By the time I came along, times they were ‘a changin’ as Bob Dylan wrote 50 years ago this year. What a poet he was. I was 9 years old when he wrote that song and its lyrics still ring true today. It’s always been one of my favorites. I was a bit different than my brothers, graduating from high school in 1973 and going through a varied college experience in that era. I ended up with a degree in broadcasting from the University of Florida. I first thought I wanted to be a forest ranger, thinking I could then sit in a tower and spot deer all day most of the time. But somewhere along the way things went a different direction. I went from Lake City Community College to Florida State University in 1976, and then overseas a few months later with FSU’s foreign study program in Firenze, Italy, spending six months there to earn my ‘minor’ in language and the arts in 1976. I like to say it’s where I got my culture. As is often the case when we grow older, I had no idea how good life really was back then. My how times change, and ‘things’ seem to change with them!
Spending the first nearly eight years of my professional career at Florida Farm Bureau, I got involved in nearly every department of its communications division. I started out even before graduation as an intern, and initiated a syndicated farm radio market report program while there. In that time period around the late 1970’s I met CPHC blogger extraordinaire Chuck. I first hired Cindy, the lady he would later marry, and then I hired him, both as interns at first and later full time to help with the market radio reports and some other audio visual stuff we initiated at Farm Bureau. They were both also working on their own degrees in broadcasting at UF at the time. Looking back, those were grand times too, lots of hard work but lots of fun, and we learned a great deal. Things we did and contacts we made in those early years would later influence all of us and our careers a great deal.

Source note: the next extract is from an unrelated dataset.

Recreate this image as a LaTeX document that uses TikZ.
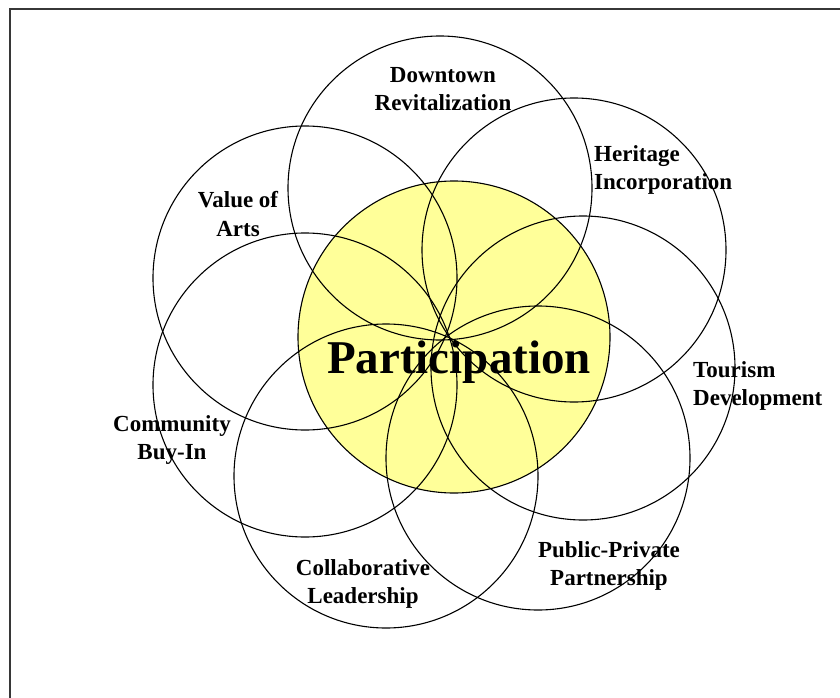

Jumping ahead, the three of us left those jobs at the same time in 1984 to create the first ever independent farm radio network in Florida in 1984. That job exit and business venture experience is a complete “nuther story” that would take volumes to tell, so you won’t be reading about it in this blog. Things rocked along, times changed, challenges affected the new original venture and all of us along the way, and Chuck and Cindy married and started a family through those early years too. There were some hard time for the new venture after a Christmas freeze in Florida hit our seed capital investors hard, they were mostly all farmers, and the freeze ended up turning our original venture upside down.
The two of them soon moved away to become key players at the nation’s largest farm network in the Midwest for ten years or more, and I stayed to keep working on the original farm network concept. I started over pretty much from scratch with the help of the lady who would later marry me, and since then the network has grown into AgNet Media, which now involves farm network activities in four states, citrus and pest control industry magazines, and a small book publishing company, all focused on agriculture media in some way. Although Chuck and I lived in different parts of the country for many years, we never lost touch and continued developing a close friendship. Chuck and I deer hunted together on the same Missouri ranch for 21 years.
Those were great hunting years, during which Chuck’s brother Paul later joined in bringing his two oldest but still young sons into the hunting mix too. As I recall, we needed something to encourage the boys to help with camp chores, so the “Crystal Pig” award was thought up and that’s when the concept for this hunt club was born. That Missouri hunt produced some great hunting, and a few decent trophies for most of us too, except for host Chuck whose wall hanger continues to elude him. But we had great times, almost always good hunting and plenty of meat for the freezers until the guy who owned the ranch, (Derry Brownfield, the founder of Brownfield Network where he worked in Missouri) died just three or so years ago. Derry was an independent thinker too, a good guy, a great host, and a fantastic story teller.
Since that time, with Chuck and Cindy having moved back to Florida and Paul and family living in north central Georgia nowadays, we’ve found this new clear cut lease and are working to establish the new and improved CPHC on this plot of Georgia ground.
So anyway, that’s a snippet of my story. Chuck’s been after all of us for a while now to write some kind of Bio for this blog, and that is where I will leave this one. It’s a quick stream-of-thought writing that I hope passes the muster test of Our Blogging Master Chuck, who truly has become a master at this new technology all around.
To my CPHC hunting brethren then, namely, Paul and the Boys, I throw down the gauntlet of challenge for them to take a bit of time to share their stories too, so we can get Chuck off our backs and get down to business. There’s spring work to be done on the new lease and camp there, hunting plots to work on, and seed to put in the ground not too far after that.
It’ll soon be time to kill something fellas, we’re already behind on the workload too, so LET’S GET TO IT!
Gary Cooper
(And yes, I know I have a famous name, but that too is an entirely different story!